At the end of this chapter I add a note about colonies of Uniates now extinct. The most important of these was at Venice. The most Serene Republic, by her conquests in the Levant, had a great number of Christians of the Byzantine rite under her authority. Ever since the fourth crusade she had interests and possessions in Greek lands. At the fourth crusade (1204) Venice obtained Crete, then the land of Methone and Korone, at the bottom of the Peloponnesus. Soon after she occupied Chalkis in Euboia. By the fifteenth century Venice held, besides these, all Euboia, Kerkyra, and most of the land that is now Dalmatia. In the wars of the seventeenth century she conquered the Peloponnesus. The Peace of Karlowitz (1699) left this to her. The Peace of Passarowitz (1718) restored the Peloponnesus to the Turks, but left Dalmatia with its islands to Venice. The long centuries of Venetian occupation have left a marked impression in these countries. In all the coast towns of Dalmatia Italian is still talked. Kerkyra has a large Catholic-Latin population; there are Latin Catholics in great numbers in many Greek islands.[1] Meanwhile, after the fall of Constantinople (1453) a number of Greek merchants fled to Venice and there formed an established Greek colony.

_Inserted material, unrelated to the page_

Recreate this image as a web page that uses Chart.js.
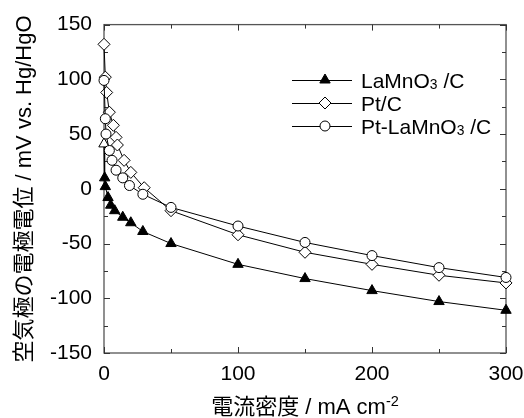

Now the policy of the Republic was curiously different with regard to the Greeks in her conquered territories and those at the city itself. In the conquered lands the Government was not tolerant of schism. Latin bishops were set up throughout Dalmatia, Albania, the Peloponnesus. These had authority from the Government to visit the Greek clergy and schools, and to impose on them Catholic professions of faith. They did not make the people Latins, but they did all they could to make them Uniates. Those who would not accept union with Rome were punished severely. Large numbers were sent to the galleys; others managed to flee to Trieste or to other Italian cities, where Venice had no power.[2] There was, indeed, a regular persecution of the Orthodox by the Venetian Government in its Levantine colonies; a fact that is the more curious since the Government itself was constantly in a state of interdict. The meaning of this policy is, of course, obvious. It was to

  1. Notably in Syra and Tenos.
  2. J. M. Schröckh, "Christliche Kirchengeschichte" (Leipzig, 1804-1812), Theil. ix, pp. 43-52, and Diomede Kyriakos, Ἐκκλησιαστικὴ Ἱστορία (Athens, 1898), iii, 118-123, give lurid accounts of this persecution.